Steam, the granddaddy of PC launchers.
Chris Hoffman / IDG
But the most unforgivable type of launcher, the one that really gets my goat? It’s the kind that won’t work unless there are multiple launchers loaded, or else the launcher needs to authenticate something outside of itself before it will run.
I can just see the grins on the developers’ faces as they fool another few hapless victims into doing something very specific on their PCs to play the latest Call of Duty game.
So how did it get to this?
A walk down memory lane, and I remember logging into Battle.net in 1997 to play the fledgling Diablo and savoring the build-up of excitement as I waited for it to load me into the starting town of Tristram.
Yes, I was still using a launcher here, but it wasn’t a bad experience. Why? Those were the days before the conglomeration of games into central platforms, at least on PC, and things were simpler.
The excitement came from how personalized it all was. These launchers were game-centric, made for the one or two hero titles you had loaded up on your PC. As such, they felt like a kind of extension of the game itself, with atmospheric music and imagery that would build suspense as you waited. The software wasn’t flawless, but because it was made specifically for those titles, it mainly worked.

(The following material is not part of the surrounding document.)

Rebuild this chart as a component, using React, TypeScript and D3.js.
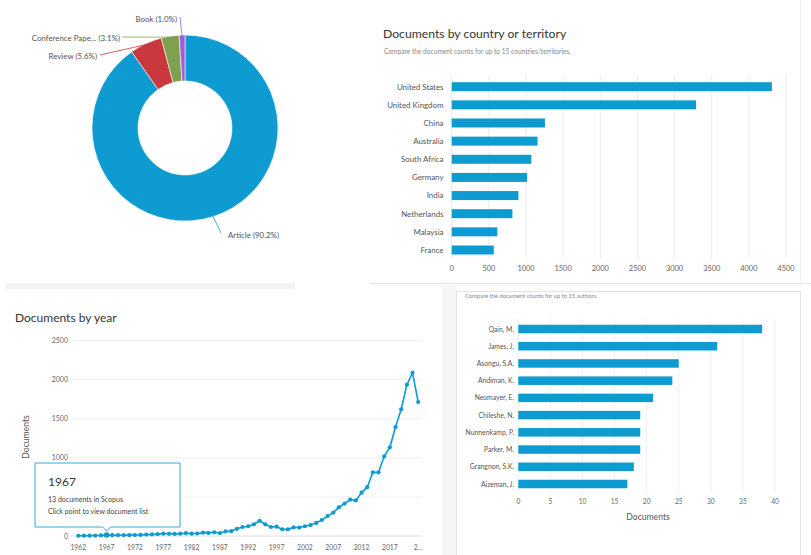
import React from "react";
import * as d3 from "d3";

const docTypes = ["Article", "Review", "Conference Pape...", "Book"];
const docTypeShares = [90.2, 5.6, 3.1, 1.0];
const docTypeColors = ["#0e9bd1", "#c8383c", "#7fa04e", "#9b5fd8"];

const countries = ["United States", "United Kingdom", "China", "Australia", "South Africa", "Germany", "India", "Netherlands", "Malaysia", "France"];
const countryCounts = [4310, 3290, 1255, 1155, 1072, 1015, 898, 817, 615, 566];
const countryTicks = [0, 500, 1000, 1500, 2000, 2500, 3000, 3500, 4000, 4500];

const years = [1962, 1963, 1964, 1965, 1966, 1967, 1968, 1969, 1970, 1971, 1972, 1973, 1974, 1975, 1976, 1977, 1978, 1979, 1980, 1981, 1982, 1983, 1984, 1985, 1986, 1987, 1988, 1989, 1990, 1991, 1992, 1993, 1994, 1995, 1996, 1997, 1998, 1999, 2000, 2001, 2002, 2003, 2004, 2005, 2006, 2007, 2008, 2009, 2010, 2011, 2012, 2013, 2014, 2015, 2016, 2017, 2018, 2019, 2020, 2021, 2022];
const yearCounts = [3, 4, 4, 6, 8, 13, 11, 10, 10, 11, 12, 14, 18, 20, 24, 30, 28, 27, 30, 36, 30, 32, 42, 40, 48, 38, 58, 62, 92, 115, 125, 150, 195, 150, 115, 120, 85, 85, 110, 108, 125, 140, 168, 205, 255, 300, 368, 415, 465, 456, 555, 625, 815, 815, 1020, 1135, 1395, 1622, 1935, 2090, 1715];
const yearTickLabels = ["1962", "1967", "1972", "1977", "1982", "1987", "1992", "1997", "2002", "2007", "2012", "2017", "2..."];
const yearValueTicks = [0, 500, 1000, 1500, 2000, 2500];

const authors = ["Qain, M.", "James, J.", "Asongu, S.A.", "Andiman, K.", "Neumayer, E.", "Chileshe, N.", "Nunnenkamp, P.", "Parker, M.", "Grangnon, S.K.", "Aizeman, J."];
const authorCounts = [38, 31, 25, 24, 21, 19, 19, 19, 18, 17];
const authorTicks = [0, 5, 10, 15, 20, 25, 30, 35, 40];

const FONT = "Lato, 'Open Sans', sans-serif";
const BLUE = "#0e9bd1";

function Donut() {
  const cx = 185, cy = 128, rO = 93, rI = 47;
  const pie = d3.pie<number>().sort(null).startAngle(0).endAngle(2 * Math.PI);
  const arcs = pie(docTypeShares);
  const arc = d3.arc<d3.PieArcDatum<number>>().innerRadius(rI).outerRadius(rO);
  const labelPos = [
    { x: 221, y: 233, anchor: "start", tx: 228, ty: 238 },
    { x: 100, y: 55, anchor: "end", tx: 97, ty: 59 },
    { x: 122, y: 37, anchor: "end", tx: 120, ty: 41 },
    { x: 180, y: 17, anchor: "end", tx: 177, ty: 22 },
  ];
  return (
    <g>
      {arcs.map((a, i) => (
        <path key={i} d={arc(a) || ""} transform={`translate(${cx},${cy})`} fill={docTypeColors[i]} stroke="#fff" strokeWidth={0.6} />
      ))}
      {arcs.map((a, i) => {
        const m = (a.startAngle + a.endAngle) / 2;
        const px = cx + (rO - 1) * Math.sin(m);
        const py = cy - (rO - 1) * Math.cos(m);
        const lp = labelPos[i];
        return (
          <g key={"l" + i}>
            <polyline points={`${px},${py} ${lp.x},${lp.y}`} fill="none" stroke={docTypeColors[i]} strokeWidth={0.8} />
            <text x={lp.tx} y={lp.ty} textAnchor={lp.anchor as any} fontSize={7.9} fill="#555" fontFamily={FONT}>
              {`${docTypes[i]} (${docTypeShares[i].toFixed(1)}%)`}
            </text>
          </g>
        );
      })}
    </g>
  );
}

function CountryChart() {
  const x = d3.scaleLinear().domain([0, 4500]).range([451.7, 786]);
  const y = d3.scalePoint<string>().domain(countries).range([86.7, 250]);
  const bh = 9;
  return (
    <g>
      <text x={383} y={38} fontSize={12.2} fill="#333" fontFamily={FONT}>Documents by country or territory</text>
      <text x={384} y={54} fontSize={6.6} fill="#888" fontFamily={FONT}>Compare the document counts for up to 15 countries/territories.</text>
      {countryTicks.map((t) => (
        <line key={t} x1={x(t)} x2={x(t)} y1={75} y2={259} stroke="#ececec" strokeWidth={1} />
      ))}
      {countries.map((c, i) => (
        <g key={c}>
          <rect x={x(0)} y={(y(c) as number) - bh / 2} width={x(countryCounts[i]) - x(0)} height={bh} fill={BLUE} />
          <text x={443.5} y={(y(c) as number) + 2.8} textAnchor="end" fontSize={7.9} fill="#555" fontFamily={FONT}>{c}</text>
        </g>
      ))}
      {countryTicks.map((t) => (
        <text key={"t" + t} x={x(t)} y={271} textAnchor="middle" fontSize={7.4} fill="#666" fontFamily={FONT}>{t}</text>
      ))}
      <clipPath id="cclip"><rect x={370} y={270} width={440} height={13} /></clipPath>
      <text x={619} y={290} textAnchor="middle" fontSize={8.5} fill="#666" fontFamily={FONT} clipPath="url(#cclip)">Documents</text>
    </g>
  );
}

function YearChart() {
  const x = d3.scaleLinear().domain([1962, 2022]).range([78.3, 418.2]);
  const y = d3.scaleLinear().domain([0, 2500]).range([536, 340.7]);
  const pts: [number, number][] = years.map((yr, i) => [x(yr), y(yearCounts[i])]);
  const line = d3.line();
  const tipYear = 1967;
  const tipIdx = years.indexOf(tipYear);
  const tx = x(tipYear);
  const tip = { x0: 35, x1: 180, y0: 463, y1: 527 };
  return (
    <g>
      <text x={15} y={322} fontSize={12} fill="#333" fontFamily={FONT}>Documents by year</text>
      {yearValueTicks.map((t) => (
        <g key={t}>
          <line x1={70} x2={421} y1={y(t)} y2={y(t)} stroke={t === 0 ? "#e0e0e0" : "#efefef"} strokeWidth={1} />
          {!(y(t) > tip.y0 && y(t) < tip.y1) && (
            <text x={68} y={y(t) + 2.5} textAnchor="end" fontSize={7} fill="#666" fontFamily={FONT}>{t}</text>
          )}
        </g>
      ))}
      <text transform={`translate(29,437) rotate(-90)`} textAnchor="middle" fontSize={8.6} fill="#555" fontFamily={FONT}>Documents</text>
      {yearTickLabels.map((l, i) => (
        <text key={l} x={x(1962 + i * 5)} y={549.5} textAnchor="middle" fontSize={6.8} fill="#666" fontFamily={FONT}>{l}</text>
      ))}
      <path d={line(pts) || ""} fill="none" stroke={BLUE} strokeWidth={1.6} />
      {pts.map((p, i) => (
        <circle key={i} cx={p[0]} cy={p[1]} r={i === tipIdx ? 2.8 : 2.1} fill={BLUE} />
      ))}
      <path d={`M${tip.x0},${tip.y0} H${tip.x1} V${tip.y1} H${tx + 4} L${tx},531 L${tx - 4},${tip.y1} H${tip.x0} Z`} fill="#fff" stroke="#3aa8d8" strokeWidth={1} />
      <text x={48} y={486} fontSize={12} fill="#333" fontFamily={FONT}>{tipYear}</text>
      <text x={48} y={501.5} fontSize={7} fill="#444" fontFamily={FONT}>{`${yearCounts[tipIdx]} documents in Scopus`}</text>
      <text x={48} y={514} fontSize={7} fill="#444" fontFamily={FONT}>Click point to view document list</text>
    </g>
  );
}

function AuthorChart() {
  const x = d3.scaleLinear().domain([0, 40]).range([518.3, 775]);
  const y = d3.scalePoint<string>().domain(authors).range([329, 484]);
  const bh = 8.5;
  return (
    <g>
      <text x={465} y={298} fontSize={5.8} fill="#888" fontFamily={FONT}>Compare the document counts for up to 15 authors.</text>
      {authorTicks.map((t) => (
        <line key={t} x1={x(t)} x2={x(t)} y1={318} y2={493} stroke="#efefef" strokeWidth={1} />
      ))}
      {authors.map((a, i) => (
        <g key={a}>
          <rect x={x(0)} y={(y(a) as number) - bh / 2} width={x(authorCounts[i]) - x(0)} height={bh} fill={BLUE} />
          <text x={514} y={(y(a) as number) + 2.5} textAnchor="end" fontSize={6.8} fill="#555" fontFamily={FONT}>{a}</text>
        </g>
      ))}
      {authorTicks.map((t) => (
        <text key={"t" + t} x={x(t)} y={504} textAnchor="middle" fontSize={6.6} fill="#666" fontFamily={FONT}>{t}</text>
      ))}
      <text x={648} y={520} textAnchor="middle" fontSize={8.6} fill="#555" fontFamily={FONT}>Documents</text>
    </g>
  );
}

export default function App() {
  return (
    <svg width={811} height={555} style={{ position: "absolute", left: 0, top: 0, background: "#fff" }}>
      <rect x={0} y={0} width={811} height={555} fill="#fff" />
      <rect x={5} y={283} width={290} height={6} fill="#f3f3f3" />
      <line x1={370} x2={811} y1={283.5} y2={283.5} stroke="#e4e4e4" />
      <line x1={800.5} x2={800.5} y1={0} y2={283} stroke="#f0f0f0" />
      <rect x={442} y={285} width={14} height={270} fill="#f6f6f6" />
      <rect x={456.5} y={291.5} width={344} height={270} fill="none" stroke="#e2e2e2" />
      <Donut />
      <CountryChart />
      <YearChart />
      <AuthorChart />
    </svg>
  );
}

Then the game industry changed and became a multimillion-dollar global behemoth. The number of games increased 100-fold, as did the number we had to own in order to have a decent co-op session with friends.
Internet bandwidths hit breakneck speeds, and keeping tabs on your games and all that went with them for co-op matches (like the passwords to login) became more like bookkeeping than merely gaming (more complicated even than having to deal with multiple launchers is now).

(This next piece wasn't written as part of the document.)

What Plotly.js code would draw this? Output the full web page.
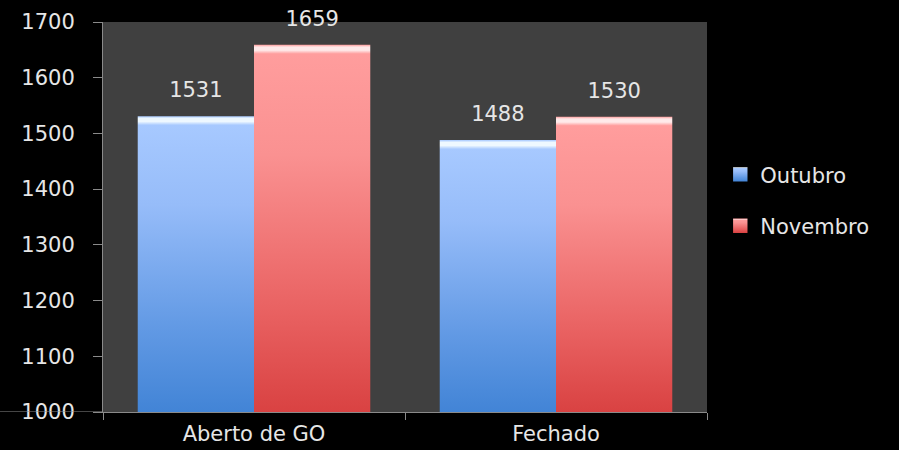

The need for a central hub to collate games and achievements, like the consoles used, became an obvious necessity at the time, so we got Steam.

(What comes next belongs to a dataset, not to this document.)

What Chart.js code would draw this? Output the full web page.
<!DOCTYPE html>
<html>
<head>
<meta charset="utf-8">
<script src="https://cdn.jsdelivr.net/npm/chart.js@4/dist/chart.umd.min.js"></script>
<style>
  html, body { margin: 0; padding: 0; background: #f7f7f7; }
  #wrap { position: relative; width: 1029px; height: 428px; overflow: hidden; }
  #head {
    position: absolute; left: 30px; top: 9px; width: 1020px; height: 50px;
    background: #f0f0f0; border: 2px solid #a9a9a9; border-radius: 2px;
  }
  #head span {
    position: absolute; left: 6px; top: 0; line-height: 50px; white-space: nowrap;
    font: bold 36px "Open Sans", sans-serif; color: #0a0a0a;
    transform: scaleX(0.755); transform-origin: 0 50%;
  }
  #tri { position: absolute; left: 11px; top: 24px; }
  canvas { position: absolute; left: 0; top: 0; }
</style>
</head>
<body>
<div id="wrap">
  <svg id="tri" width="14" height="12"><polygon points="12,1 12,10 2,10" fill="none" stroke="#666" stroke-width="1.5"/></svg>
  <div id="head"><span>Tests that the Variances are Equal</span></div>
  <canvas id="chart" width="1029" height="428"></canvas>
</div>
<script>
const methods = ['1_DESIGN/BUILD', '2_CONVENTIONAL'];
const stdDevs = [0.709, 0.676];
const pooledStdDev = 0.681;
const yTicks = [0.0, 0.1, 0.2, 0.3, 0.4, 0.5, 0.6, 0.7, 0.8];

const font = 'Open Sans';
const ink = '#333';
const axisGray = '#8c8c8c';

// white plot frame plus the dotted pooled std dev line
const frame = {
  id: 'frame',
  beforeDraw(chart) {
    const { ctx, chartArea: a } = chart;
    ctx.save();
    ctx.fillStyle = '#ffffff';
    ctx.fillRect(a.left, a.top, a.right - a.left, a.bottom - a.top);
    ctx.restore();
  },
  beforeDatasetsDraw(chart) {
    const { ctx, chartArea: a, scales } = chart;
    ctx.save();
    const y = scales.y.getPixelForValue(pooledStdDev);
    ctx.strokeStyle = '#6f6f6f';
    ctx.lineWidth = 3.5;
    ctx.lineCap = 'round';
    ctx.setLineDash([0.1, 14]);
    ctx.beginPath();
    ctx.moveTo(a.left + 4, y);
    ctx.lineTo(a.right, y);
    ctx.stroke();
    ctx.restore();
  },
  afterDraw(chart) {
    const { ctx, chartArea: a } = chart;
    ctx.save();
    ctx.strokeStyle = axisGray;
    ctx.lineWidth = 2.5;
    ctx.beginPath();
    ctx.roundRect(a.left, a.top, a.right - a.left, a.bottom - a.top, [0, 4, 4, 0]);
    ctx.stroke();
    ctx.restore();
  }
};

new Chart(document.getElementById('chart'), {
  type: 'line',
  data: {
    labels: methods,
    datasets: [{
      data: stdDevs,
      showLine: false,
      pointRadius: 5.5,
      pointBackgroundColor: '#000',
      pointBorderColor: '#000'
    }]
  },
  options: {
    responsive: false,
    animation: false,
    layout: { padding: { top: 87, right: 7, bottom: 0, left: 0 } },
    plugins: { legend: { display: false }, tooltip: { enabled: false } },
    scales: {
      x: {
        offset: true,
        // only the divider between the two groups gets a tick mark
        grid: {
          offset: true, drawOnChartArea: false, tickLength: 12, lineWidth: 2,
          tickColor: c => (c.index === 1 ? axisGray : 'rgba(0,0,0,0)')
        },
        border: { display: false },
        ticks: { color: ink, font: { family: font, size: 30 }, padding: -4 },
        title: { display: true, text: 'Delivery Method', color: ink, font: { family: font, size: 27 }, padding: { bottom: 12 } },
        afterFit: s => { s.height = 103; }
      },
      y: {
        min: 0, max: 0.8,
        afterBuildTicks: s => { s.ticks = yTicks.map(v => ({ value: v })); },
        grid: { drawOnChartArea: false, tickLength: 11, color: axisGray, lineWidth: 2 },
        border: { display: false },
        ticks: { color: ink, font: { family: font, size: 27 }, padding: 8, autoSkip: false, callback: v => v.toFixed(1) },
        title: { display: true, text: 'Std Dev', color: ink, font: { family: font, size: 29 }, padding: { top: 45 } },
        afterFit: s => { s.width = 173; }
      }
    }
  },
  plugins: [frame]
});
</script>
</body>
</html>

Valve stepped forward and launched Steam in 2003, which undeniably made life a lot easier. Today, I’m very glad for it, even if it is less specific to my games and more of a central railway station where they all meet. On the whole, I find it a smooth experience too, a testament to it being well-built, managed, and curated.
What came after Steam, however, really started the downward trajectory.
Continuing on the timeline, soon enough every big-name publisher decided that they could skirt around having to pay Valve royalties to post their games on Steam, by simply having their own game launchers and hubs. That’s despite some of them only having a single game worth playing.
The motivation here was all wrong — the new hubs and launchers weren’t driven by gamer demand but by a commercial one, and sadly many still are.
On that last point, I’m not advocating for them to disappear altogether or to sell out to Valve, but perhaps there needs to be more collaboration to make games easier to access and launch across game hubs and without the hangups we see today.
It’s a sobering thought that our headaches with launchers come down to it simply being better business for some. Let’s hope there’s one day a shift back to what will work best for the average gamer.